**WRITTEN EXERCISE:**
Reproduce precisely the lines of the listing below, starting with the line that contains "Reproduce this chart with Apache ECharts." and stopping after the line that contains "return [x, ys[i]];"; include nothing else.

**MATERIAL FOR THIS EXERCISE:**
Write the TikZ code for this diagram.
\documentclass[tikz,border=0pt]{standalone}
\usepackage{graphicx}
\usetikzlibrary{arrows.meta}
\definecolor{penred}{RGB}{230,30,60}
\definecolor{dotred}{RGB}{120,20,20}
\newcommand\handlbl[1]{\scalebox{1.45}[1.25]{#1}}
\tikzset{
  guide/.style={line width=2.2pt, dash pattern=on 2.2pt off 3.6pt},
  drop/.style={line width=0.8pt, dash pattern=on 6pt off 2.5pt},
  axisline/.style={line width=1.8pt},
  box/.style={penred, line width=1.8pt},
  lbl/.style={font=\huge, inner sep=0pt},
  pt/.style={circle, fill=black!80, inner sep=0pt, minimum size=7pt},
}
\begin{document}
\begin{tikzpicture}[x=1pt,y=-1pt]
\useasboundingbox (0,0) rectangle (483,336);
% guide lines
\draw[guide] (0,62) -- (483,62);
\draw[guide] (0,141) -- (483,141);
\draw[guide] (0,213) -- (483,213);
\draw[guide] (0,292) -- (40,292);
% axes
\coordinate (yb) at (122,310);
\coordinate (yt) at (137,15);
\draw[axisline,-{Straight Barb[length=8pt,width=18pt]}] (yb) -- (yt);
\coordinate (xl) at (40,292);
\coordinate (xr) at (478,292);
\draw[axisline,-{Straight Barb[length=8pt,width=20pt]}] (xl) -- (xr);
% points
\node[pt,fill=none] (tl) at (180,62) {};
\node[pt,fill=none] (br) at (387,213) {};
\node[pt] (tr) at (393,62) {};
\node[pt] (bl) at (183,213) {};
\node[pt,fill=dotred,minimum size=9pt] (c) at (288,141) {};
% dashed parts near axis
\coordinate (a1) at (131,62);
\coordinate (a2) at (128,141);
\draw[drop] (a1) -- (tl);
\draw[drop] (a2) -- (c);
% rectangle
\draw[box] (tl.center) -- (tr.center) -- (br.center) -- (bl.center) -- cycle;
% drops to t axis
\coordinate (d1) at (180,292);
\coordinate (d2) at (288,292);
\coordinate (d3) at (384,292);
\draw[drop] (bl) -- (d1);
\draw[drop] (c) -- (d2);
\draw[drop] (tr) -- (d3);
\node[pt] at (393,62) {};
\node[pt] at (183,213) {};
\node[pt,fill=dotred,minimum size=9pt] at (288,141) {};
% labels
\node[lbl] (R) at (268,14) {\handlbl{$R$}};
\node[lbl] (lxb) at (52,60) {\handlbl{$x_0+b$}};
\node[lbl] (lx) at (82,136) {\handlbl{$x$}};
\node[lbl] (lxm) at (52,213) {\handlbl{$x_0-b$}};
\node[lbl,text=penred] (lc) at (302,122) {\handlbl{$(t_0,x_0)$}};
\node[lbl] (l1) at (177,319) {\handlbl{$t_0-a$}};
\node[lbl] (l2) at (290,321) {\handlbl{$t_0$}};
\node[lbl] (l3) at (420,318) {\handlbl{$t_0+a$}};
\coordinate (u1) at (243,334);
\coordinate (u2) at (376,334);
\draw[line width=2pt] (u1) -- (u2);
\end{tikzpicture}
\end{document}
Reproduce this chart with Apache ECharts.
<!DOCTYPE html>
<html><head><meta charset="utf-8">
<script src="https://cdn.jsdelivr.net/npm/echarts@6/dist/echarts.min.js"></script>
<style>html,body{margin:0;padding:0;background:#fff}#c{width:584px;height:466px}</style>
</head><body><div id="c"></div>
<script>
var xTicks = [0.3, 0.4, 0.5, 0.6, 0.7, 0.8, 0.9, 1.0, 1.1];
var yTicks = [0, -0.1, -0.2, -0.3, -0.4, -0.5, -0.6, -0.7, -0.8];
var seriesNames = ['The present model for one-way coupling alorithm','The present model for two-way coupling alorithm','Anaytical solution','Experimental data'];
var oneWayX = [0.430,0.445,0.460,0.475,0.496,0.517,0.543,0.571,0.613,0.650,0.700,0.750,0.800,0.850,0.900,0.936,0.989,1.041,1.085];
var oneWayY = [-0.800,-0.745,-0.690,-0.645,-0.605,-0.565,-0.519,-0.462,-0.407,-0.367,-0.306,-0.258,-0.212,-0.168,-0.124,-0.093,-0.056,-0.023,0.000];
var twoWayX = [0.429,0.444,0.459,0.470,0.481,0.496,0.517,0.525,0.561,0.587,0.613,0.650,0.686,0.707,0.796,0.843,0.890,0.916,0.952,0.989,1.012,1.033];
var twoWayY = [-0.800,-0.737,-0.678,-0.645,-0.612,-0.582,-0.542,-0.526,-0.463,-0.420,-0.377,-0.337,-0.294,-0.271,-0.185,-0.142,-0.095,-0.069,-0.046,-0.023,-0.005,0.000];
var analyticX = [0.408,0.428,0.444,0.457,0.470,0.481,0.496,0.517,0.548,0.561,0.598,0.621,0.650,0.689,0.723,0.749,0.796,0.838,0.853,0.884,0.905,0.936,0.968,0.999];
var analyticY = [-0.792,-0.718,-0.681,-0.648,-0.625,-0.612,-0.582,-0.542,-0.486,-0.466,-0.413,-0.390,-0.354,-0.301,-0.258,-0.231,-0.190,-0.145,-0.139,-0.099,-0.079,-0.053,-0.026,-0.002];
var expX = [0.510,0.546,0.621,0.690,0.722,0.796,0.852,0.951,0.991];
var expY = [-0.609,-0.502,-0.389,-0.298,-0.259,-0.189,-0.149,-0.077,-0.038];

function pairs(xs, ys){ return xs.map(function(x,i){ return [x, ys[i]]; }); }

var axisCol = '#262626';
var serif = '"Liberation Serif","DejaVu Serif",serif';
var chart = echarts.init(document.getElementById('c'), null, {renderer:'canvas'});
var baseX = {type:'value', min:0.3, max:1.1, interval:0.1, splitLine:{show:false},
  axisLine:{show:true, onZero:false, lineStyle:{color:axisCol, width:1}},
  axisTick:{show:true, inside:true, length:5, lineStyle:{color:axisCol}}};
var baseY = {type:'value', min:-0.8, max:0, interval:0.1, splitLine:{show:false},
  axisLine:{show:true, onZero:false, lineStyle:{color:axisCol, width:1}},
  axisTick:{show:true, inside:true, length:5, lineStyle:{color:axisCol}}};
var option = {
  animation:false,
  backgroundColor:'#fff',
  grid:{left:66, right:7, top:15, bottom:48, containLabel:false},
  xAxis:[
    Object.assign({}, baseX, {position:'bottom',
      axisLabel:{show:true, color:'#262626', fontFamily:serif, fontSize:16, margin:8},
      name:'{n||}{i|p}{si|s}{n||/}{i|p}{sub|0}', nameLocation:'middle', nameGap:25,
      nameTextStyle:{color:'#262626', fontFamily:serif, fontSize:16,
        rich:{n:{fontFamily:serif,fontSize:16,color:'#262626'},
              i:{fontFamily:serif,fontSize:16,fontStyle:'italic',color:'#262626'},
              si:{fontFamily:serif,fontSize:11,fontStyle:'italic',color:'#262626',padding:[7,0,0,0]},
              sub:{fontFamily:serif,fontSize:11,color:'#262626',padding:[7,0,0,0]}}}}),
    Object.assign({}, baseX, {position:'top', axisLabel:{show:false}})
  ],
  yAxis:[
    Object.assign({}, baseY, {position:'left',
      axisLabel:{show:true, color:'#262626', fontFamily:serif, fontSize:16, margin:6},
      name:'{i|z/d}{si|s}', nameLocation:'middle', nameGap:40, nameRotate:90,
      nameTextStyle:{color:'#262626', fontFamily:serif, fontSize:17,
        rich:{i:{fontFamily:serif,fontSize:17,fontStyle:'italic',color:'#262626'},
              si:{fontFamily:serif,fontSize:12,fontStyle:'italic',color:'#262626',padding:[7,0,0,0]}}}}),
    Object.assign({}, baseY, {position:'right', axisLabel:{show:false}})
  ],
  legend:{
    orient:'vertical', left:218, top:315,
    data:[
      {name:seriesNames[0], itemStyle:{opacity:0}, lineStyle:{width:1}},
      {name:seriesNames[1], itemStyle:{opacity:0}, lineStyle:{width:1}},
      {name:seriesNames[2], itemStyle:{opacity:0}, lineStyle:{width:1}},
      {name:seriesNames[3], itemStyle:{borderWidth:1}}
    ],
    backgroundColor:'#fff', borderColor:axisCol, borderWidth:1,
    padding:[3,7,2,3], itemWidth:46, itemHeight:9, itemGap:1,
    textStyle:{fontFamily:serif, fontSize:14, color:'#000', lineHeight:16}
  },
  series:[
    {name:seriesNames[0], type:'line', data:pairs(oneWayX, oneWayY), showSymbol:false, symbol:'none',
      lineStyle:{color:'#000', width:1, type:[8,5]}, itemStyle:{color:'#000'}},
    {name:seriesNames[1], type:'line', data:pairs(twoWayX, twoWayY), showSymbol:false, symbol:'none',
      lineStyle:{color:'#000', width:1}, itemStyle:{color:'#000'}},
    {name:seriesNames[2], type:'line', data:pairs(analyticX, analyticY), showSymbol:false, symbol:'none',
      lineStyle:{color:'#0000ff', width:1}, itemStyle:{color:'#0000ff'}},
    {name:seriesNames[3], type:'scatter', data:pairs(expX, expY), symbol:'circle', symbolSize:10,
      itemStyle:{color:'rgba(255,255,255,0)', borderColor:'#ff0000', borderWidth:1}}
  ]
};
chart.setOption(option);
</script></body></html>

**ANSWER FOR THE TASK:**
Reproduce this chart with Apache ECharts.
<!DOCTYPE html>
<html><head><meta charset="utf-8">
<script src="https://cdn.jsdelivr.net/npm/echarts@6/dist/echarts.min.js"></script>
<style>html,body{margin:0;padding:0;background:#fff}#c{width:584px;height:466px}</style>
</head><body><div id="c"></div>
<script>
var xTicks = [0.3, 0.4, 0.5, 0.6, 0.7, 0.8, 0.9, 1.0, 1.1];
var yTicks = [0, -0.1, -0.2, -0.3, -0.4, -0.5, -0.6, -0.7, -0.8];
var seriesNames = ['The present model for one-way coupling alorithm','The present model for two-way coupling alorithm','Anaytical solution','Experimental data'];
var oneWayX = [0.430,0.445,0.460,0.475,0.496,0.517,0.543,0.571,0.613,0.650,0.700,0.750,0.800,0.850,0.900,0.936,0.989,1.041,1.085];
var oneWayY = [-0.800,-0.745,-0.690,-0.645,-0.605,-0.565,-0.519,-0.462,-0.407,-0.367,-0.306,-0.258,-0.212,-0.168,-0.124,-0.093,-0.056,-0.023,0.000];
var twoWayX = [0.429,0.444,0.459,0.470,0.481,0.496,0.517,0.525,0.561,0.587,0.613,0.650,0.686,0.707,0.796,0.843,0.890,0.916,0.952,0.989,1.012,1.033];
var twoWayY = [-0.800,-0.737,-0.678,-0.645,-0.612,-0.582,-0.542,-0.526,-0.463,-0.420,-0.377,-0.337,-0.294,-0.271,-0.185,-0.142,-0.095,-0.069,-0.046,-0.023,-0.005,0.000];
var analyticX = [0.408,0.428,0.444,0.457,0.470,0.481,0.496,0.517,0.548,0.561,0.598,0.621,0.650,0.689,0.723,0.749,0.796,0.838,0.853,0.884,0.905,0.936,0.968,0.999];
var analyticY = [-0.792,-0.718,-0.681,-0.648,-0.625,-0.612,-0.582,-0.542,-0.486,-0.466,-0.413,-0.390,-0.354,-0.301,-0.258,-0.231,-0.190,-0.145,-0.139,-0.099,-0.079,-0.053,-0.026,-0.002];
var expX = [0.510,0.546,0.621,0.690,0.722,0.796,0.852,0.951,0.991];
var expY = [-0.609,-0.502,-0.389,-0.298,-0.259,-0.189,-0.149,-0.077,-0.038];

function pairs(xs, ys){ return xs.map(function(x,i){ return [x, ys[i]]; }); }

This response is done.